On point one... the Bible is a product of our tradition. Without the Catholic Church and her traditions you would not have a canon of scripture.
On point two... please review John 3:16 and see tag line.
Only if you believe Catholics ignore the 1st Commandment.
When you ask your neighbor to pray for you, is that person acting as a mediator? No. He is merely offering his prayer as well. So why not ask your neighbors in Heaven to pray for you? Why not ask His mother? The people at the wedding feast at Cana did, and look what happened! (John 2:1-11)
Perhaps you need to recognize that the English word “pray,” has multiple meanings. If you believe that all prayer is identical, then you are constraining the definition.
Pray, as in worship due only to God, is one thing. Pray, as to petition others on our behalf, is something totally different.
Finally, are the souls in Heaven “dead?” Assuming you go to Heaven, will you be dead? NO! You will be praising God ceaselessly! As a member of the Body of Christ, you will also be petitioning Him for the souls of your brethren on Earth.
Those “dead people” are alive in Christ!
In Catholicism, the “church” includes the living and the dead who have gone before us.

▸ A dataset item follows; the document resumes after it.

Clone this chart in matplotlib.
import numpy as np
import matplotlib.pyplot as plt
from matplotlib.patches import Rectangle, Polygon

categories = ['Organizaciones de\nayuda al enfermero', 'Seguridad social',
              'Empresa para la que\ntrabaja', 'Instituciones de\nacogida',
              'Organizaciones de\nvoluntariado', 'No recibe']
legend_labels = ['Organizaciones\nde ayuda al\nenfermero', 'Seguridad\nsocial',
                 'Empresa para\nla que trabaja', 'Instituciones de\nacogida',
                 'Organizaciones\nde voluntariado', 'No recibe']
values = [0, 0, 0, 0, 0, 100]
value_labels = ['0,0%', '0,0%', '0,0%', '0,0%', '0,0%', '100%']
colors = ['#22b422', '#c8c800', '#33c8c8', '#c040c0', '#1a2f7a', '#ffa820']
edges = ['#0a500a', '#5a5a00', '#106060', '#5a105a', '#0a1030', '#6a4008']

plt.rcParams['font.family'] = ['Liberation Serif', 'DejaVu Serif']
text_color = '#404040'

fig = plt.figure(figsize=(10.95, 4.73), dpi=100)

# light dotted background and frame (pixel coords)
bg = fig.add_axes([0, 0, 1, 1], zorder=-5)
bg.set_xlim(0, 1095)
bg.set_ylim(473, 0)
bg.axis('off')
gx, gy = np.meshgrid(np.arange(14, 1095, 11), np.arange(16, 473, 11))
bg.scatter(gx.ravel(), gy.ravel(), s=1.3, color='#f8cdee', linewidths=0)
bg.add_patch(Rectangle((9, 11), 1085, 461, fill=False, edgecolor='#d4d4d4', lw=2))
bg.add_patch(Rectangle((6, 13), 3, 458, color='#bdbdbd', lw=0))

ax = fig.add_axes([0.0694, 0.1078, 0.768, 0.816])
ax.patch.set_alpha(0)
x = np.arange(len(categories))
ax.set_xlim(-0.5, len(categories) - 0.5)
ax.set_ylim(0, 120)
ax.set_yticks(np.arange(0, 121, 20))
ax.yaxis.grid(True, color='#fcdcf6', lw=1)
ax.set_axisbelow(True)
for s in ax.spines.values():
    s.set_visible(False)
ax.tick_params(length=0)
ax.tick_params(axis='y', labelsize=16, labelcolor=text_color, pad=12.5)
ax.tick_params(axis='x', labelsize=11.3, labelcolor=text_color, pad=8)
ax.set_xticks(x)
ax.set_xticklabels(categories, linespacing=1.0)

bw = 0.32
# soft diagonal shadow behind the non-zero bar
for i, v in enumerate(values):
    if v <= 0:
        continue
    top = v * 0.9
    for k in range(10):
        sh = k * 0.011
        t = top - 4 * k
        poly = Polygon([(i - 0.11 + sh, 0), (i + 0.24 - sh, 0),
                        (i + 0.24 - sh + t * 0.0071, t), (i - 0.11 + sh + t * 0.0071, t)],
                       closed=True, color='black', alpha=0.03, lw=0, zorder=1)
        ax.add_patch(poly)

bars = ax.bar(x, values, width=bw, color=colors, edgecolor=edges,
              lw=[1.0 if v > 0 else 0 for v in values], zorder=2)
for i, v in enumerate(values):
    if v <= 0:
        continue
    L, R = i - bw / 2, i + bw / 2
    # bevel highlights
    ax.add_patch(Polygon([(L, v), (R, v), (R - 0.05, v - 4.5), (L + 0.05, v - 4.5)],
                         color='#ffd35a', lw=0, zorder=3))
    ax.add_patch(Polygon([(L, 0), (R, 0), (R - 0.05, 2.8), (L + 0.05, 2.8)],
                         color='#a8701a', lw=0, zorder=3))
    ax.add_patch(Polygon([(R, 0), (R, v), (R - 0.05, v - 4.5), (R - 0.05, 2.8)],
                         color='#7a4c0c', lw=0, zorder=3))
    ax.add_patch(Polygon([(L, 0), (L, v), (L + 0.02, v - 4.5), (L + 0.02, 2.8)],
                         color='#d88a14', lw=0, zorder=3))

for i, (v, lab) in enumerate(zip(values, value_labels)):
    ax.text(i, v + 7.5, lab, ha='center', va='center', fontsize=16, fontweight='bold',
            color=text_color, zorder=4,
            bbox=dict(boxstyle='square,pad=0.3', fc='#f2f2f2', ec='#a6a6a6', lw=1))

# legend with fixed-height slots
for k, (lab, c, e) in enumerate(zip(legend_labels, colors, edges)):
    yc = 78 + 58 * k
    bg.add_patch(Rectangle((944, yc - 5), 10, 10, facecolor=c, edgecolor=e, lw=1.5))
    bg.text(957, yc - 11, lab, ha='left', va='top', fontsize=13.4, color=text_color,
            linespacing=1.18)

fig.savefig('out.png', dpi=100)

Since the prayers of a righteous man is efficacious, according to James, we ask all sorts of folks to pray for us: Jesus’ mom, our dead relatives, saints who we like, our next door neighbor, the beggers who come to our door.
It’s not logical but a human impulse to ask others to pray with us to god, and we figure the more who ask the more likely he will answer us.
The Centurian asked the Jewish leaders to ask Jesus to come to heal his servant, so there is a biblical precedent for asking for an intermediary to help us.